Microsoft’s position for password best practices are as follow:
- Maintain an 8-character minimum length requirement (longer is not necessarily better).
- Eliminate character-composition requirements.
- Eliminate mandatory periodic password resets for user accounts.
- Ban common passwords, to keep the most vulnerable passwords out of your system.
- Educate your users not to re-use their password for non-work-related purposes.
- Enforce registration for multi-factor authentication.
- Enable risk based multi-factor authentication challenges.
Azure AD and EM+S features that can help you achieve password protection in the new “Cloud First” era.
Turn on Azure AD Password Protection and Smart Lockout
Azure AD Password Protection and Smart Lockout are now in public preview. Help your organisation to ban common passwords to keep the most vulnerable passwords out of your system (point 4 from the list above).
- Protect accounts in Azure AD and Windows Server Active Directory by preventing users from using passwords from a list of more than 500 of the most commonly used, plus over 1 million character substitution variations of those passwords.
- Customize your Azure AD smart lockout settings and specify a list of additional company specific passwords to block.
For point 6 and 7 we can use the below built in Azure AD and EM+S features
Set up Azure Identity Protection policy to force users to register for MFA
Azure AD Identity Protection MFA registration policy can be used to manage the roll-out of MFA registration for all users. Once the policy is enforced, all targeted users will be prompted to verify their details to register for MFA.
User Authentication Options
Different Authentication methods can be set up from the Azure AD Multifactor Authentication Management portal. Before enabling MFA, your organisation must determine what verification options to allow. It is important to allow more than a single verification method so that users can authenticate in different scenarios. Notifications through the Authenticator app is the recommended method which is the most secure, and also provides the best user experience.
Turn on Conditional Access baseline policy to require MFA for admins
Use Azure Active Directory Conditional Access policy to enforce Multi-Factor Authentication for privileged Azure AD accounts in the organisation. The baseline policy is in public preview, and available to be turned on by default for your tenant.
The following Azure AD roles are covered by this policy:
- Global administrator
- SharePoint administrator
- Exchange administrator
- Conditional access administrator
- Security administrator
Recommendation: Exclude at least two emergency-access administrative accounts to make sure you don’t get locked out of the tenant.

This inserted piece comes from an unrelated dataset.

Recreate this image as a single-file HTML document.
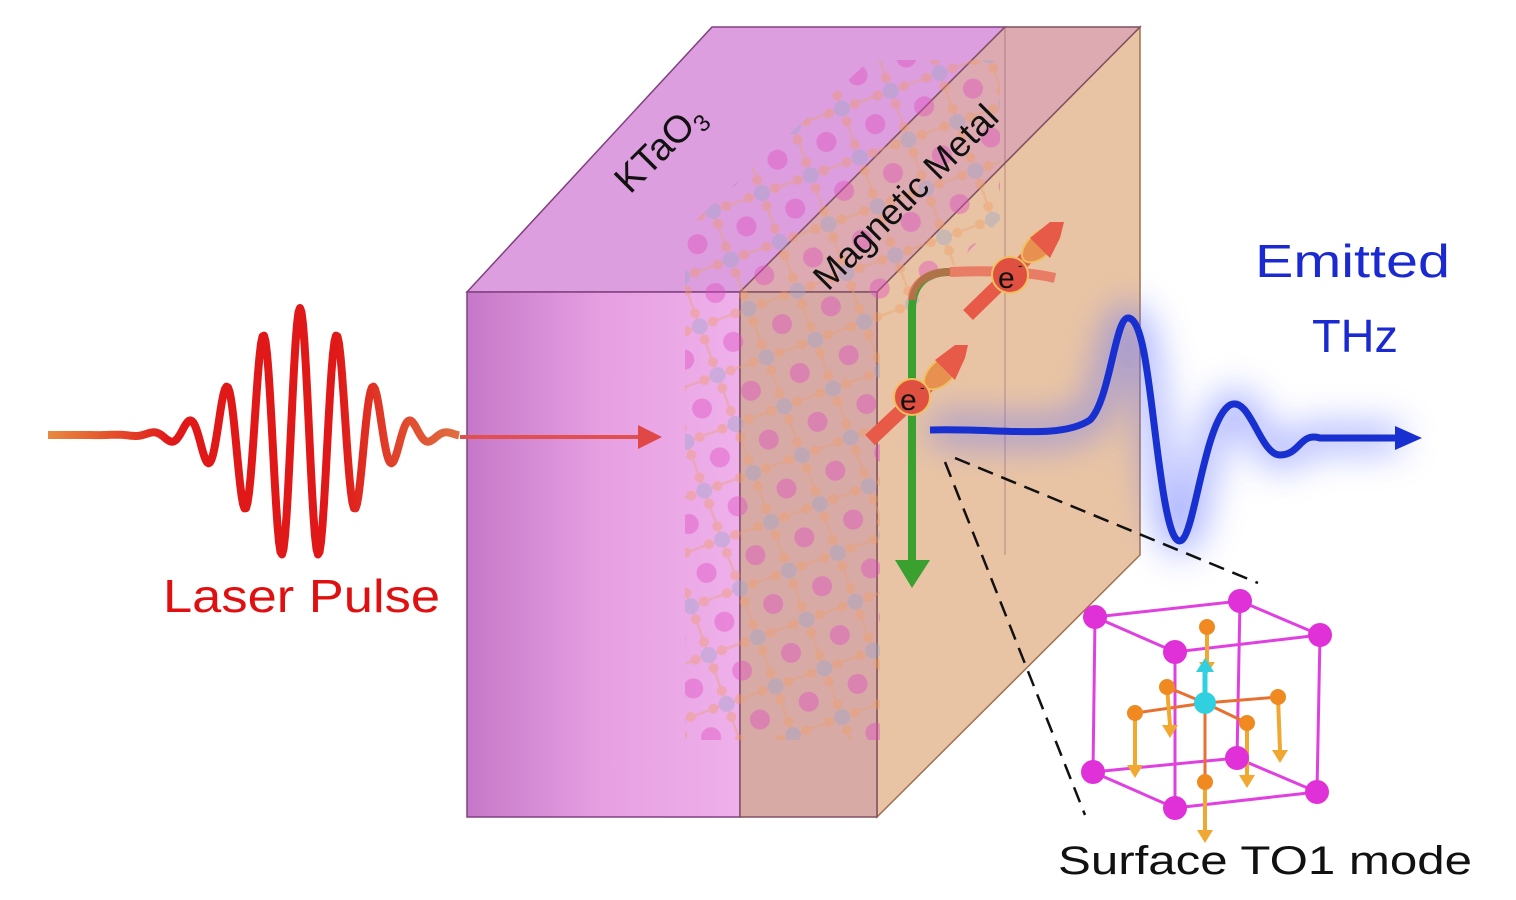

Set up Azure Identity Protection and Conditional Access for Risk Based MFA challenges
MFA is a great technology, but enforcing MFA on its own leads to an “always on” implementation, that may create MFA fatigue impacting user productivity. Azure AD Identity Protection “sign-in risk” indicates the likelihood (high, medium, or low) that a sign-in attempt was not performed by the legitimate owner of a user account. It is recommended to use the sign-in risk level, with the Conditional Access policy, to require MFA only for risky sign-ins.